Analysis of flicker from marine energy sources such as wave energy converters (WECs) is often based on models of both WECs and the electrical grid. Harsh ocean conditions combined with wave resonance effects that require full-scale prototypes make grid-connected WEC prototypes complex and expensive. Both simulated and scaled physical models present limitations for applying findings to full-scale grid-connected testing. Real-time hybrid simulation looks to ease these issues by splitting testing into a computer-based numerical model and a connected physical system, using appropriate testing techniques for each portion.
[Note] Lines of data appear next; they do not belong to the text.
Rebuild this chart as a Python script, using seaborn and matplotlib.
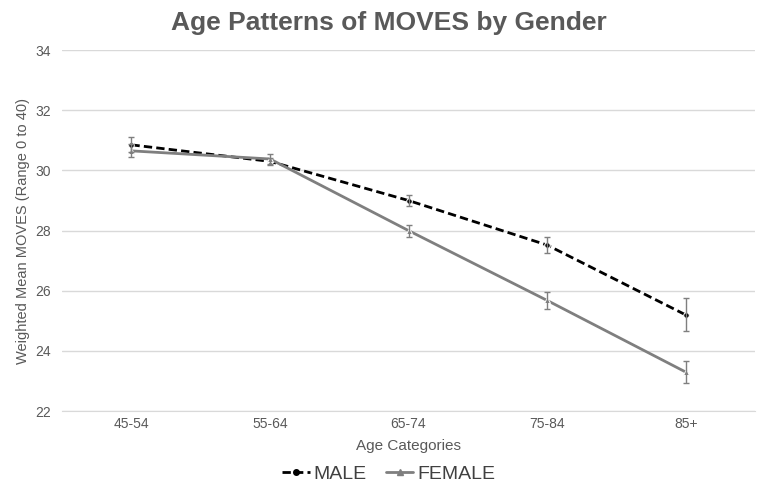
import matplotlib
matplotlib.use("Agg")
import matplotlib.pyplot as plt
import seaborn as sns
import pandas as pd

ages = ["45-54", "55-64", "65-74", "75-84", "85+"]
male = [30.85, 30.3, 29.0, 27.52, 25.2]
male_err = [0.25, 0.12, 0.17, 0.28, 0.55]
female = [30.65, 30.38, 28.0, 25.68, 23.3]
female_err = [0.22, 0.15, 0.2, 0.27, 0.37]

sns.set_style("white")
plt.rcParams["font.family"] = ["Liberation Sans", "DejaVu Sans"]

df = pd.DataFrame({
    "pos": list(range(len(ages))) * 2,
    "value": male + female,
    "gender": ["MALE"] * len(ages) + ["FEMALE"] * len(ages),
})

text_col = "#595959"
fig = plt.figure(figsize=(7.58, 4.86), dpi=100)
ax = fig.add_axes([0.082, 0.154, 0.914, 0.743])

sns.lineplot(data=df, x="pos", y="value", hue="gender", style="gender",
             palette={"MALE": "black", "FEMALE": "#7f7f7f"},
             dashes={"MALE": (3, 1.5), "FEMALE": ""},
             markers={"MALE": "o", "FEMALE": "^"},
             markersize=4, linewidth=2, ax=ax, legend=False)

pos = list(range(len(ages)))
ax.errorbar(pos, male, yerr=male_err, fmt="none", ecolor="#7f7f7f",
            elinewidth=1, capsize=2.5, capthick=1, zorder=3)
ax.errorbar(pos, female, yerr=female_err, fmt="none", ecolor="#7f7f7f",
            elinewidth=1, capsize=2.5, capthick=1, zorder=3)

ax.set_xlim(-0.5, len(ages) - 0.5)
ax.set_ylim(22, 34)
ax.set_yticks(range(22, 35, 2))
ax.set_xticks(pos)
ax.set_xticklabels(ages)
ax.yaxis.grid(True, color="#d9d9d9", linewidth=1)
ax.set_axisbelow(True)
for s in ["top", "right", "left"]:
    ax.spines[s].set_visible(False)
ax.spines["bottom"].set_color("#d9d9d9")
ax.tick_params(axis="x", length=0, colors=text_col, labelsize=10, pad=4)
ax.tick_params(axis="y", length=0, colors=text_col, labelsize=10, pad=8)

ax.set_xlabel("Age Categories", color=text_col, fontsize=11, labelpad=6)
ax.set_ylabel("Weighted Mean MOVES (Range 0 to 40)", color=text_col, fontsize=10.5)
fig.suptitle("Age Patterns of MOVES by Gender", fontsize=19, fontweight="bold",
             color=text_col, x=0.513, y=0.978)

handles = [
    plt.Line2D([], [], color="black", linestyle=(0, (3, 1.5)), linewidth=2,
               marker="o", markersize=4),
    plt.Line2D([], [], color="#7f7f7f", linewidth=2, marker="^", markersize=4),
]
fig.legend(handles, ["MALE", "FEMALE"], loc="lower center", ncol=2,
           frameon=False, fontsize=14, labelcolor="#404040",
           bbox_to_anchor=(0.513, -0.03), handlelength=1.4, handletextpad=0.2,
           columnspacing=1.0)

fig.savefig("out.png", dpi=100)
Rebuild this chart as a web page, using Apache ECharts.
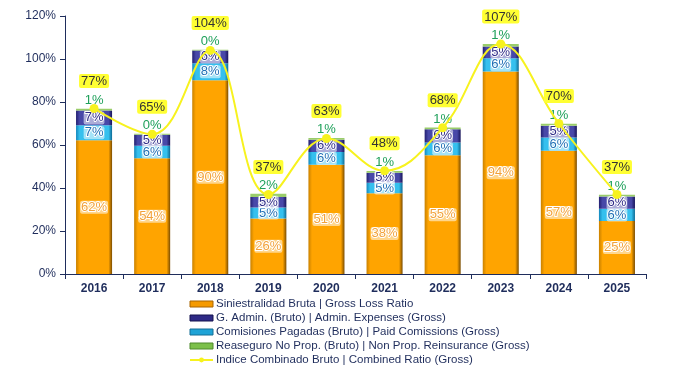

The hybrid simulation idea originates in the field of seismic-resistant civil engineering but has been applied to marine renewable energy already. Previous research has shown hybrid simulation to work with WEC testing of complex wave fluid dynamics and power takeoff (PTO) as well as numerical modeling of a WEC with a physical directly grid connected generator. This work looks to expand the hybrid modeling of WEC interconnection by including simple control of the generator representing the physical PTO and measuring the flicker output of the hybrid simulated WEC.
The real-time hybrid simulation testbed is housed in Oregon State University’s Wallace Energy Systems and Renewables Facility (WESRF) and consists of two mechanically coupled electrical machines each with electrical drives, a low-voltage grid connection, and a Speedgoat real-time target machine for simulation of WEC models. A simulation, implemented in Simulink, models the effect of waves on the PTO device. An induction motor acts as the physical PTO generator, with the simulation controlling the torque output of a second mechanically connected motor. A motor drive controls the PTO generator and allows for various control schemes which are implemented through Simulink logic on the real-time target machine. This setup allows flexibility for researchers to test multiple types of WECs as well as multiple control schemes. Since the PTO of the hybrid simulated WEC is connected to an electrical grid, researchers can measure the electrical output of the PTO generator.
This work presents an application of a WEC hybrid simulation to measuring the flicker based on current standards. It looks to verify the application of flicker standards to WECs as well as present flicker results from select WEC topologies.